El gentío en la plaza había aumentado hasta apretujarse entre las columnas del peristilo circular, apiñarse alrededor del obelisco y abarrotar las calles laterales hasta donde alcanzaba la vista. De pronto adivinó la noticia, como captada por una radio humana supersensible. Incluso antes de que el humo blanco saliera de la chimenea, el pueblo supo que había sido elegido un nuevo Papa, y por esa misma misteriosa comunicación telepática, un nombre brotó a la vez en diez mil labios:
—¡Pacelli!… ¡Pacelli!… ¡Pacelli!… ¡Pacelli!
La nubecilla de humo blanco confirmó lo que ya se sabía. La masa humana encaramada en el obelisco pareció ladearse, y sus ojos se volvieron del cañón de la chimenea a la gran galería bajo la cúpula dorada de San Pedro. De pronto, el silencio se rompió por el cántico:
—¡El Papa! ¡El Papa!
El clamoreo incesante subía y bajaba de tono, hasta que se quebró en medio de un verso y se hizo un silencio asombroso cuando dos figuras vestidas con el brillante uniforme de la Guardia Noble aparecieron a través de los balcones al fondo de la galería. Avanzaron lentamente y colocaron sobre la balaustrada de piedra una colgadura de damasco blanco bordado en oro, que rieló como una tela de araña a la luz de la tarde.
Los dos Guardias Nobles se retiraron en silencio, y avanzó un sacerdote que, reverentemente, llevó una cruz procesional a la izquierda de la colgadura. Le siguió un Cardenal vestido de púrpura, que se dirigió muy despacio hacia un micrófono oculto.
No se oía el menor rumor entre la ingente muchedumbre. Hasta los chiquillos, en pie o en brazos de sus padres, callaban como invadidos por la inmensa tensión emocional.

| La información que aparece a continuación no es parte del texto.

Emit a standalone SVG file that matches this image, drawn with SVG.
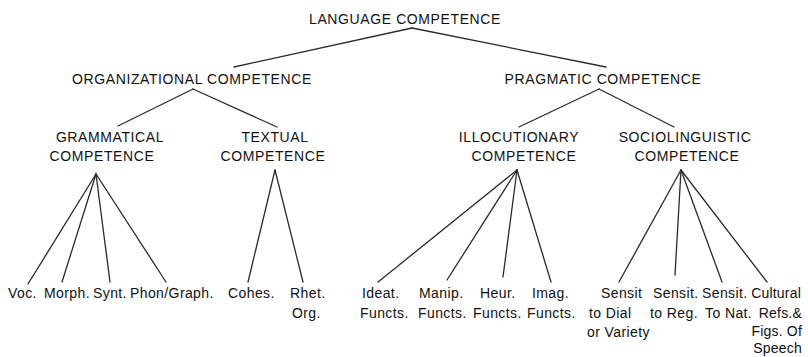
<svg xmlns="http://www.w3.org/2000/svg" width="808" height="357" viewBox="0 0 808 357">
<style>
text{font-family:"Liberation Sans",Arial,sans-serif;font-size:14px;fill:#111}
.h{text-anchor:middle;letter-spacing:0.6px}
.l{letter-spacing:0.4px}
.r{text-anchor:end;letter-spacing:0.2px}
.c line{stroke:#2a2a2a;stroke-width:1.3;stroke-linecap:round}
</style>
<rect width="808" height="357" fill="#fff"/>
<g class="c" id="connectors">
<line x1="412" y1="28" x2="234" y2="67"/>
<line x1="412" y1="28" x2="606" y2="67"/>
<line x1="193" y1="89" x2="118" y2="126"/>
<line x1="193" y1="89" x2="277" y2="127"/>
<line x1="599" y1="89" x2="519" y2="127"/>
<line x1="599" y1="89" x2="674" y2="127"/>
<line x1="96" y1="174" x2="28" y2="284"/>
<line x1="96" y1="174" x2="62" y2="282"/>
<line x1="96" y1="174" x2="110" y2="282"/>
<line x1="96" y1="174" x2="166" y2="282"/>
<line x1="275" y1="170" x2="248" y2="282"/>
<line x1="275" y1="170" x2="303" y2="282"/>
<line x1="517" y1="170" x2="378" y2="282"/>
<line x1="517" y1="170" x2="447" y2="280"/>
<line x1="517" y1="170" x2="503" y2="277"/>
<line x1="517" y1="170" x2="551" y2="282"/>
<line x1="681" y1="170" x2="619" y2="282"/>
<line x1="681" y1="170" x2="675" y2="275"/>
<line x1="681" y1="170" x2="722" y2="282"/>
<line x1="681" y1="170" x2="767" y2="282"/>
</g>
<g id="language"><text class="h" x="405" y="24">LANGUAGE COMPETENCE</text></g>
<g id="organizational"><text class="h" x="192" y="84">ORGANIZATIONAL COMPETENCE</text></g>
<g id="pragmatic"><text class="h" x="603" y="84">PRAGMATIC COMPETENCE</text></g>
<g id="grammatical"><text class="h" x="110" y="142">GRAMMATICAL</text><text class="h" x="102" y="161">COMPETENCE</text></g>
<g id="textual"><text class="h" x="275" y="142">TEXTUAL</text><text class="h" x="273" y="161">COMPETENCE</text></g>
<g id="illocutionary"><text class="h" x="519" y="142">ILLOCUTIONARY</text><text class="h" x="524" y="161">COMPETENCE</text></g>
<g id="sociolinguistic"><text class="h" x="685" y="142">SOCIOLINGUISTIC</text><text class="h" x="687" y="161">COMPETENCE</text></g>
<g id="voc"><text class="l" x="8" y="298">Voc.</text></g>
<g id="morph"><text class="l" x="44" y="298">Morph.</text></g>
<g id="synt"><text class="l" x="93" y="298">Synt.</text></g>
<g id="phon"><text class="l" x="130" y="298">Phon/Graph.</text></g>
<g id="cohes"><text class="l" x="228" y="298">Cohes.</text></g>
<g id="rhet"><text class="l" x="290" y="298">Rhet.</text><text class="l" x="292" y="318">Org.</text></g>
<g id="ideat"><text class="l" x="362" y="298">Ideat.</text><text class="l" x="360" y="318">Functs.</text></g>
<g id="manip"><text class="l" x="419" y="298">Manip.</text><text class="l" x="418" y="318">Functs.</text></g>
<g id="heur"><text class="l" x="480" y="298">Heur.</text><text class="l" x="473" y="318">Functs.</text></g>
<g id="imag"><text class="l" x="532" y="298">Imag.</text><text class="l" x="527" y="318">Functs.</text></g>
<g id="sensit-dial"><text class="l" x="601" y="298">Sensit</text><text class="l" x="589" y="318">to Dial</text><text class="l" x="587" y="337">or Variety</text></g>
<g id="sensit-reg"><text class="l" x="653" y="298">Sensit.</text><text class="l" x="650" y="318">to Reg.</text></g>
<g id="sensit-nat"><text class="l" x="702" y="298">Sensit.</text><text class="l" x="705" y="318">To Nat.</text></g>
<g id="cultural"><text class="r" x="801" y="298">Cultural</text><text class="r" x="802" y="318">Refs.&amp;</text><text class="r" x="802" y="336">Figs. Of</text><text class="r" x="802" y="353">Speech</text></g>
</svg>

La clara voz del Cardenal resonó a través de la plaza, penetró en las columnatas y se difundió por el éter hasta el último rincón de la Tierra.
—Os anuncio una gran alegría —dijo—. Tenemos Papa. Su Eminencia Reverendísima Eugenio Pacelli, que ha tomado el nombre de Pío XII.
Hubo un instante de silencio que estalló en un trueno, cuando sesenta mil gargantas rugieron:
—¡Pacelli!
La multitud bullía y se agitaba como la superficie de las aguas en un maremoto.
Romanos y forasteros, llevados por la corriente de júbilo, se volvían unos a otros y se abrazaban, riendo y llorando a la vez, porque Pacelli era Papa. Era uno de ellos. Le conocían bien. Le habían oído predicar. Habían visto su delgada figura andando por las calles. Era un romano nacido en Roma.
El griterío se acalló de pronto, como una orquesta interrumpe la música a una señal de la batuta de su director, una alba figura vestida de blanco apareció en un balcón y se adelantó hasta la balaustrada cubierta por la colgadura resplandeciente. Y de nuevo, como impelida por una señal, una enorme explosión sonora, vibrando por el ímpetu de los corazones:
—¡Viva el Papa! ¡Viva el Papa!
Una y otra vez, como el sonido de las olas, el griterío se rompía contra el viejo edificio de la plaza.
En la galería, el Papa alzó una fina mano blanca. Unánimemente la multitud volvió al silencio, cayendo de hinojos. Hasta donde los ojos alcanzaban a ver, hasta las orillas del Tíber distante, la gente se postraba de rodillas en las calles de Roma. Con su mano alzada en antiguo ademán de bendición, el Papa Pío XII impartía su primera bendición a la ciudad y al mundo.